Starting from the top of the material, restate each line exactly until the line that contains "import * as", which is also copied. Pictures are excluded.

### Provided material
** Start **

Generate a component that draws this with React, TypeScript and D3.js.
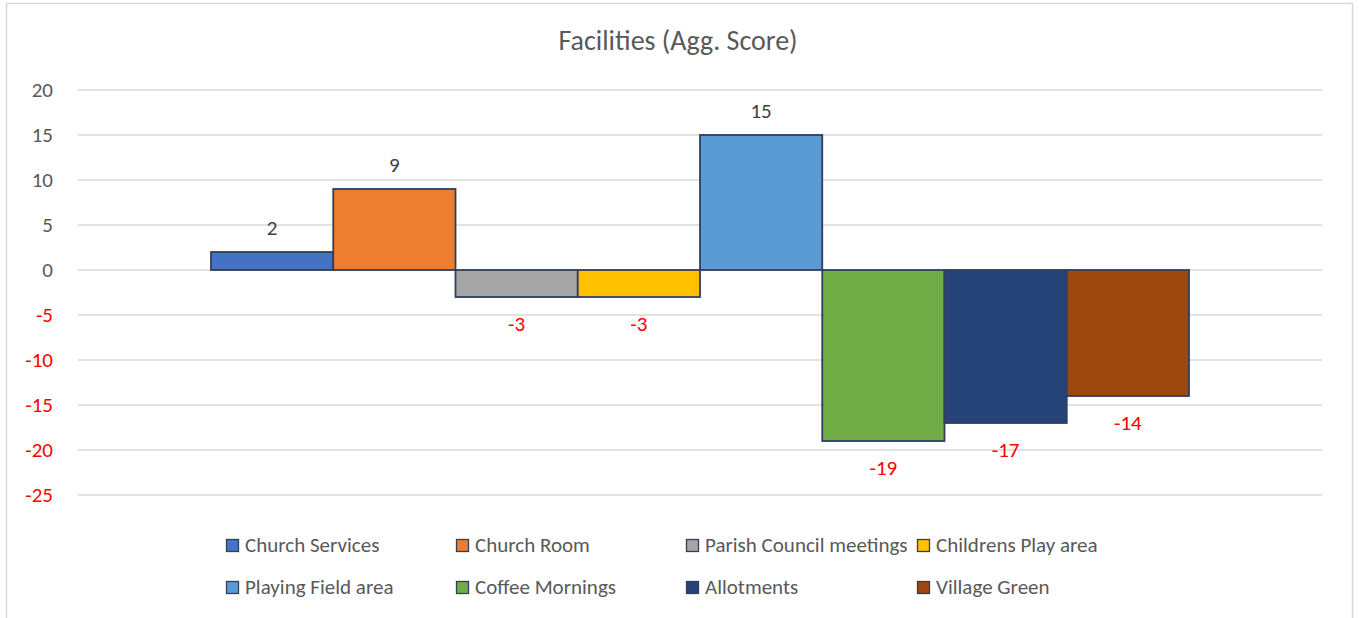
import React from "react";
import * as d3 from "d3";

const categories = ["Church Services", "Church Room", "Parish Council meetings", "Childrens Play area", "Playing Field area", "Coffee Mornings", "Allotments", "Village Green"];
const values = [2, 9, -3, -3, 15, -19, -17, -14];
const colors = ["#4472C4", "#ED7D31", "#A5A5A5", "#FFC000", "#5B9BD5", "#70AD47", "#264478", "#9E480E"];
const yTicks = [20, 15, 10, 5, 0, -5, -10, -15, -20, -25];
const title = "Facilities (Agg. Score)";

const W = 1359, H = 618;
const plotLeft = 78, plotRight = 1322;
const font = "Calibri, Carlito, 'Liberation Sans', Arial, sans-serif";

export default function App() {
  const y = d3.scaleLinear().domain([-25, 20]).range([495, 90]);
  const group = d3.scaleBand().domain(["g"]).range([plotLeft, plotRight]).paddingInner(0).paddingOuter(0.136);
  const x = d3.scaleBand().domain(categories).range([group("g")!, group("g")! + group.bandwidth()]).padding(0);
  const legendCols = [226, 456, 686, 917];
  const legendRows = [539, 581];
  return (
    <svg width={W} height={H} style={{ position: "absolute", left: 0, top: 0 }}>
      <rect x={0} y={0} width={W} height={H} fill="#fff" />
      <rect x={6.5} y={3.5} width={1346} height={700} fill="#fff" stroke="#D9D9D9" strokeWidth={1.5} />
      <text x={678} y={50} textAnchor="middle" fontFamily={font} fontSize={28} fill="#595959">{title}</text>
      {yTicks.map((t) => (
        <g key={t}>
          <line x1={plotLeft} x2={plotRight} y1={y(t)} y2={y(t)} stroke="#D9D9D9" strokeWidth={1.5} />
          <text x={53} y={y(t) + 7} textAnchor="end" fontFamily={font} fontSize={21} fill={t < 0 ? "#FF0000" : "#595959"}>{t}</text>
        </g>
      ))}
      {categories.map((c, i) => {
        const v = values[i];
        const x0 = x(c)!;
        const top = y(Math.max(0, v));
        const bot = y(Math.min(0, v));
        return (
          <g key={c}>
            <rect x={x0} y={top} width={x.bandwidth()} height={bot - top} fill={colors[i]} stroke="#2F3F5C" strokeWidth={1.8} />
            <text x={x0 + x.bandwidth() / 2} y={v >= 0 ? top - 17 : bot + 34} textAnchor="middle" fontFamily={font} fontSize={21} fill={v < 0 ? "#FF0000" : "#404040"}>{v}</text>
          </g>
        );
      })}
      {categories.map((c, i) => {
        const cx = legendCols[i % 4];
        const cy = legendRows[Math.floor(i / 4)];
        return (
          <g key={"l" + c}>
            <rect x={cx + 0.5} y={cy + 0.5} width={12} height={12} fill={colors[i]} stroke="#2F3F5C" strokeWidth={1.3} />
            <text x={cx + 19} y={cy + 13} fontFamily={font} fontSize={21} fill="#595959">{c}</text>
          </g>
        );
      })}
    </svg>
  );
}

** End **

### Written response
Generate a component that draws this with React, TypeScript and D3.js.
import React from "react";
import * as d3 from "d3";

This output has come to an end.